DO YOU know what Desi means? I have to confess that I didn’t.
But having looked it up, I now know that Desi refers to people or products from the Indian subcontinent. It comes from Sanskrit and literally means “from the country”.
The reason for my etymological exploration was that I has been asked to review the new Desi Buffet housed in the former Horseshoe pub in Blacker Road. It was opened at the end of August by the proprietors of the Kebabish restaurant in Huddersfield town centre.
I have to confess, I am not the ideal candidate for an all-you-can-eat buffet. More of a sheep than a lion, I prefer to graze a little and often rather than devour a huge meal in one go.
I racked my brains to think of someone who could do the buffet real justice and came up with the ideal candidate: Tony Booth.
Tony is a well known in the area through his rugby playing days as a prop forward with Huddersfield (Fartown in his day) and his after-dinner speaking. But mostly he’s known for the vast amount of food and drink he can consume in one sitting. We went on Tuesday and were accompanied by his long-suffering wife Michelle.
The outside was bright and welcoming on a cold, dark night, with strings of multi-coloured lights draped over the traditional stone exterior.
The cafe-style interior can best be described as functional. It was spotlessly clean and well lit with white walls and Formica tables, but could have benefited from a few homely touches.
There were places for light fittings on the interior walls, which presumably the owners are going to add in the near future, along with a few pictures.
The cleanliness was borne out by the highly-prized five-star food hygiene rating from Kirklees proudly displayed in the window.
There is a further room upstairs and the staff’s smart black polo shirts proudly bore the legend “Desi Buffet – Restaurant and Banqueting Suite.”
Several tables were already occupied by a mainly, but not entirely, Asian clientele with an age range from about five to 75. We were seated at one of the 24 tables and ordered drinks. No alcohol is served here, so we plumped for two diet cokes and a mango lassi.
We looked at the menu and were staggered at the prices. The full buffet was only £6.99 for adults (£4.99 for children under 10 and free for the under-fives) I immediately began to feel sorry for the owners as Tony’s eyes lit up at the rows of pristine silver tureens laid out on white tablecloths at the bottom of the restaurant.

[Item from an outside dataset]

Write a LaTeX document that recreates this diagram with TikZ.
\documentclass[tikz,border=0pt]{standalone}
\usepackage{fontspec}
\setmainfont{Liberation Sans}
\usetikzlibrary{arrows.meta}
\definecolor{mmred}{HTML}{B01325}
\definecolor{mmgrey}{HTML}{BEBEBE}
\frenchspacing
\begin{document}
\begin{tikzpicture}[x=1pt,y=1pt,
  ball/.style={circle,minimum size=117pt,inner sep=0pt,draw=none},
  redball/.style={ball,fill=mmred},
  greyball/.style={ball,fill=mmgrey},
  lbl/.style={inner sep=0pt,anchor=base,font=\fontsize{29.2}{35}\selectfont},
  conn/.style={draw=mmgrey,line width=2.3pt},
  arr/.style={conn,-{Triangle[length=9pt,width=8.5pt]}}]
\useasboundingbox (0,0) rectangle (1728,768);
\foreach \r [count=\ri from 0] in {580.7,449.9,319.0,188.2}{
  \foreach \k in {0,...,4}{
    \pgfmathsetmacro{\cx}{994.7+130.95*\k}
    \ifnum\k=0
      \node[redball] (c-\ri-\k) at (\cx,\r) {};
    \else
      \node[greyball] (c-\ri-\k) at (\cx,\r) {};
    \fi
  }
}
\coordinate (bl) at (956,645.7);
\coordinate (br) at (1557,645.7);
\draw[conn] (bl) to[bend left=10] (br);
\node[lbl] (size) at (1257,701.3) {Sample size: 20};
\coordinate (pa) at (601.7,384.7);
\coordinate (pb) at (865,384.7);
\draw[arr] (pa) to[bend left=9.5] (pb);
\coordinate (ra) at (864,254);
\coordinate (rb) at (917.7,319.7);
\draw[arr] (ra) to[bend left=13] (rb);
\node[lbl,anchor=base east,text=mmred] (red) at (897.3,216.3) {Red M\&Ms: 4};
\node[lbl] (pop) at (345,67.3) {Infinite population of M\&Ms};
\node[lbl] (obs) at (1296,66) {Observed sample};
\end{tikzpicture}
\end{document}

There were five starters on offer: chicken wings, onion bhajis, seekh kebabs, vegetable spring rolls and chicken tikka. Nearby was a salad bar with the usual suspects, plus chickpeas and a range of sauces and pickles.
After two platefuls incorporating all five starters and the salad bar, washed down by a giant jug of thick yellow mango lassi, Tony had already had more than his £7 worth and we hadn’t even begun on the main courses.
The lassi was like nectar, exquisitely delicious. The waiter had retreated around a corner to make it, presumably so that we couldn’t see the secret ingredients and million calories which made it taste so heavenly.
The starters were all good and we particularly enjoyed the tikka, small and tender pieces of chicken breast in a spicy coating, and the mincemeat kebabs, all of which were fresh and spicy.